(Collected material):
(begin)
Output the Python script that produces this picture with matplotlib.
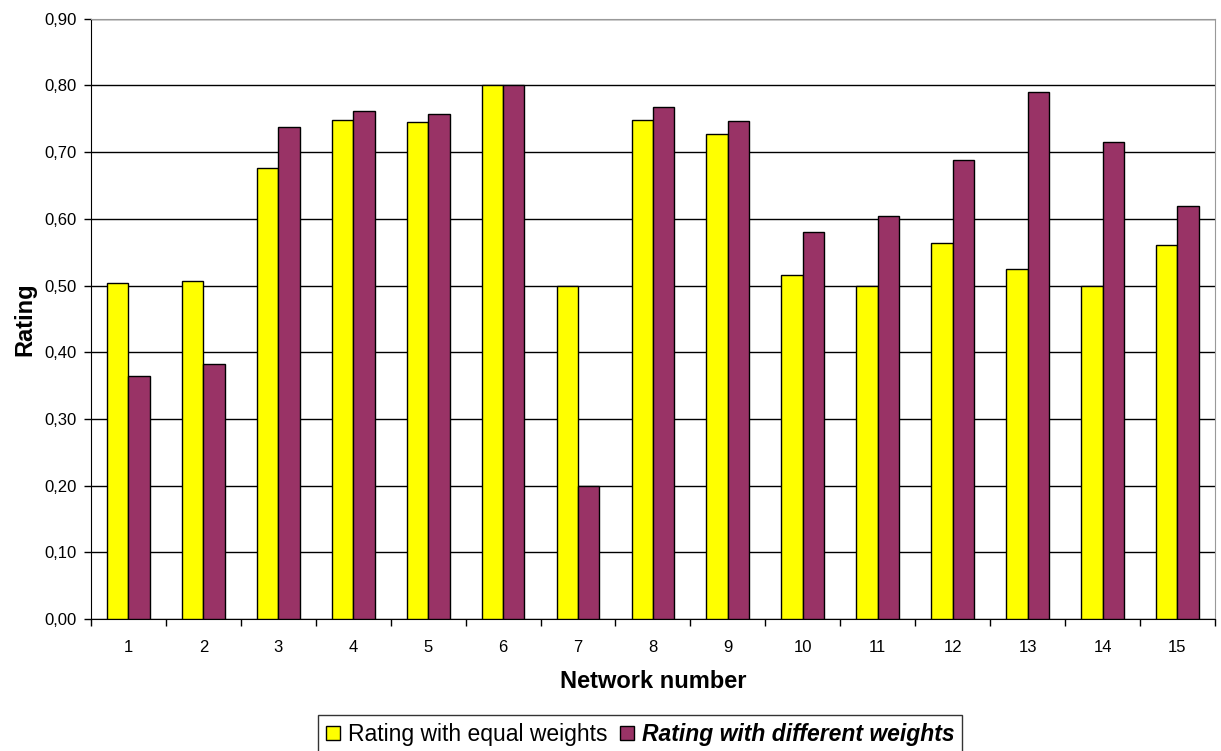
import numpy as np
import matplotlib.pyplot as plt
from matplotlib.ticker import FixedLocator, FuncFormatter

plt.rcParams['font.family'] = ['Liberation Sans', 'DejaVu Sans']

networks = list(range(1, 16))
equal_weights = [0.504, 0.507, 0.676, 0.748, 0.745, 0.800, 0.500, 0.748,
                 0.727, 0.516, 0.500, 0.564, 0.525, 0.500, 0.561]
different_weights = [0.365, 0.383, 0.738, 0.761, 0.757, 0.800, 0.200, 0.767,
                     0.746, 0.581, 0.605, 0.688, 0.790, 0.715, 0.619]

yellow = '#ffff00'
plum = '#993366'

fig = plt.figure(figsize=(12.21, 7.51), dpi=100)
ax = fig.add_axes([0.0745, 0.1758, 0.9205, 0.7992])

x = np.arange(len(networks))
w = 1 / 3.5  # gap width 150%
ax.bar(x - w / 2, equal_weights, w, color=yellow, edgecolor='black', linewidth=1.0, zorder=3,
       label='Rating with equal weights')
ax.bar(x + w / 2, different_weights, w, color=plum, edgecolor='black', linewidth=1.0, zorder=3,
       label='Rating with different weights')

ax.set_xlim(-0.5, len(networks) - 0.5)
ax.set_ylim(0, 0.9)
ax.set_yticks(np.arange(0, 0.91, 0.1))
ax.yaxis.set_major_formatter(FuncFormatter(lambda v, p: f'{v:.2f}'.replace('.', ',')))
ax.yaxis.grid(True, color='black', linewidth=1.0, zorder=0)
ax.set_axisbelow(True)

# category labels centred, tick marks on category boundaries
ax.set_xticks(x)
ax.set_xticklabels([str(n) for n in networks])
ax.tick_params(axis='x', which='major', length=0, pad=15, labelsize=12)
ax.xaxis.set_minor_locator(FixedLocator(np.arange(-0.5, len(networks), 1)))
ax.tick_params(axis='x', which='minor', length=5, direction='out', width=1)
ax.tick_params(axis='y', length=5, direction='out', width=1, labelsize=12, pad=5)

for side in ['top', 'right']:
    ax.spines[side].set_color('#999999')
for side in ['left', 'bottom']:
    ax.spines[side].set_color('black')

ax.set_xlabel('Network number', fontsize=17, fontweight='bold', labelpad=11)
ax.set_ylabel('Rating', fontsize=17, fontweight='bold', labelpad=6)

leg = fig.legend(loc='upper left', bbox_to_anchor=(318 / 1221, 1 - 715 / 751), ncol=2,
                 frameon=True, fancybox=False, edgecolor='black', fontsize=16.5,
                 handlelength=0.6, handleheight=0.6, handletextpad=0.35, columnspacing=0.55,
                 borderpad=0.35, borderaxespad=0)
leg.get_frame().set_linewidth(1.0)
leg.get_texts()[1].set_fontweight('bold')
leg.get_texts()[1].set_fontstyle('italic')

fig.savefig('out.png', dpi=100)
(end)
(Exercise details): Return nothing but the lines running from the start of the data to the line with "ax = fig.add_axes([0.0745, 0.1758, 0.9205, 0.7992])", please, both ends included and no pictures.

(Task answer):
Output the Python script that produces this picture with matplotlib.
import numpy as np
import matplotlib.pyplot as plt
from matplotlib.ticker import FixedLocator, FuncFormatter

plt.rcParams['font.family'] = ['Liberation Sans', 'DejaVu Sans']

networks = list(range(1, 16))
equal_weights = [0.504, 0.507, 0.676, 0.748, 0.745, 0.800, 0.500, 0.748,
                 0.727, 0.516, 0.500, 0.564, 0.525, 0.500, 0.561]
different_weights = [0.365, 0.383, 0.738, 0.761, 0.757, 0.800, 0.200, 0.767,
                     0.746, 0.581, 0.605, 0.688, 0.790, 0.715, 0.619]

yellow = '#ffff00'
plum = '#993366'

fig = plt.figure(figsize=(12.21, 7.51), dpi=100)
ax = fig.add_axes([0.0745, 0.1758, 0.9205, 0.7992])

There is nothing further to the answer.